Background: Prenatal exposure to infectious or inflammatory insults increases the risk of neurodevelopmental disorders. Using a well-established mouse model of prenatal viral-like immune activation, we examined whether this pathological association involves genome-wide DNA methylation differences at single nucleotide resolution.
Methods: Prenatal immune activation was induced by maternal treatment with the viral mimetic polyriboinosinic-polyribocytidylic acid in middle or late gestation. Following behavioral and cognitive characterization of the adult offspring (n = 12 per group), unbiased capture array bisulfite sequencing was combined with subsequent matrix-assisted laser desorption/ionization time-of-flight mass spectrometry and quantitative real-time polymerase chain reaction analyses to quantify DNA methylation changes and transcriptional abnormalities in the medial prefrontal cortex of immune-challenged and control offspring. Gene ontology term enrichment analysis was used to explore shared functional pathways of genes with differential DNA methylation.
Results: Adult offspring of immune-challenged mothers displayed hyper- and hypomethylated CpGs at numerous loci and at distinct genomic regions, including genes relevant for gamma-aminobutyric acidergic differentiation and signaling (e.g., Dlx1, Lhx5, Lhx8), Wnt signaling (Wnt3, Wnt8a, Wnt7b), and neural development (e.g., Efnb3, Mid1, Nlgn1, Nrxn2). Altered DNA methylation was associated with transcriptional changes of the corresponding genes. The epigenetic and transcriptional effects were dependent on the offspring's age and were markedly influenced by the precise timing of prenatal immune activation.

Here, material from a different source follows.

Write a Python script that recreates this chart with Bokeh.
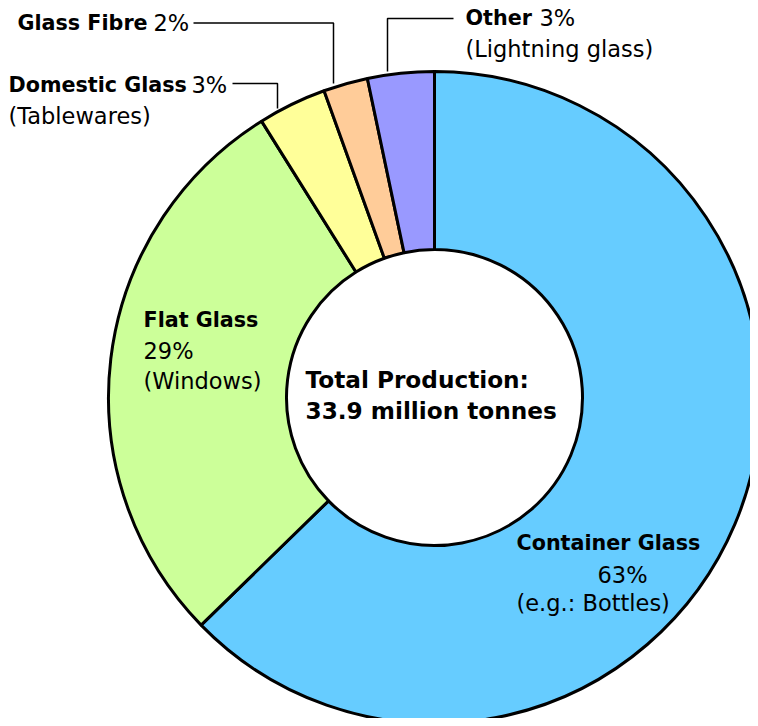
import numpy as np
from bokeh.plotting import figure
from bokeh.models import ColumnDataSource, Range1d
from bokeh.core.properties import value
from bokeh.embed import file_html
from bokeh.resources import INLINE

# ---- data ----
categories = ["Container Glass", "Flat Glass", "Domestic Glass", "Glass Fibre", "Other"]
shares = [62.7, 28.4, 3.4, 2.2, 3.3]          # wedge sizes
pct_labels = ["63%", "29%", "3%", "2%", "3%"]
notes = ["(e.g.: Bottles)", "(Windows)", "(Tablewares)", "", "(Lightning glass)"]
colors = ["#66CCFF", "#CCFF99", "#FFFF99", "#FFCC99", "#9999FF"]
center_title = "Total Production:"
center_total = "33.9 million tonnes"

# ---- layout ----
W, H = 750, 718
CX, CY = 434, -397
R_OUT, R_IN = 326, 148
FONT = "DejaVu Sans"
FS_REG = "22.5px"
FS_BOLD = "20.7px"
FS_CENTER = "23.2px"
TDY = 8  # text baseline correction

fr = np.array(shares) / sum(shares)
cum = np.concatenate([[0], np.cumsum(fr)])
start = np.pi / 2 - 2 * np.pi * cum[:-1]
end = np.pi / 2 - 2 * np.pi * cum[1:]

src = ColumnDataSource(dict(cat=categories, start=start, end=end, color=colors,
                            x=[CX] * 5, y=[CY] * 5))

p = figure(width=W, height=H, output_backend="svg", toolbar_location=None,
           x_range=Range1d(0, W), y_range=Range1d(-H, 0),
           min_border=0)
p.axis.visible = False
p.grid.visible = False
p.outline_line_color = None
p.background_fill_color = "white"

p.annular_wedge(x="x", y="y", inner_radius=R_IN, outer_radius=R_OUT,
                start_angle="start", end_angle="end", direction="clock",
                fill_color="color", line_color="black", line_width=3, source=src)

# leader lines
p.line([193, 333, 333], [-22.5, -22.5, -83], line_color="black", line_width=1.5)
p.line([232, 277, 277], [-83, -83, -108], line_color="black", line_width=1.5)
p.line([453, 387, 387], [-18, -18, -71], line_color="black", line_width=1.5)

def txt(x, y, s, bold=False, align="left", size=None):
    if size is None:
        size = FS_BOLD if bold else FS_REG
    p.text(x=[x], y=[y + TDY], text=[s], text_font=value(FONT), text_font_size=size,
           text_font_style="bold" if bold else "normal", text_color="black",
           text_align=align, text_baseline="alphabetic")

# Glass Fibre
txt(17, -30, categories[3], bold=True)
txt(153, -30, pct_labels[3])
# Domestic Glass
txt(8, -92, categories[2], bold=True)
txt(191, -92, pct_labels[2])
txt(8, -123, notes[2])
# Other
txt(465, -25, categories[4], bold=True)
txt(539, -25, pct_labels[4])
txt(465, -56, notes[4])
# Flat Glass
txt(143, -327, categories[1], bold=True)
txt(143, -358, pct_labels[1])
txt(143, -388, notes[1])
# Container Glass
txt(516, -550, categories[0], bold=True)
txt(622, -582, pct_labels[0], align="center")
txt(516, -610, notes[0])
# center
txt(305, -387, center_title, bold=True, size=FS_CENTER)
txt(305, -418, center_total, bold=True, size=FS_CENTER)

open("out.html", "w").write(file_html(p, INLINE))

Conclusions: Prenatal viral-like immune activation is capable of inducing stable DNA methylation changes in the medial prefrontal cortex. These long-term epigenetic modifications are a plausible mechanism underlying the disruption of prefrontal gene transcription and behavioral functions in subjects with prenatal infectious histories.
Keywords: Autism; DNA methylation; Epigenetics; Maternal immune activation; Poly(I:C); Schizophrenia.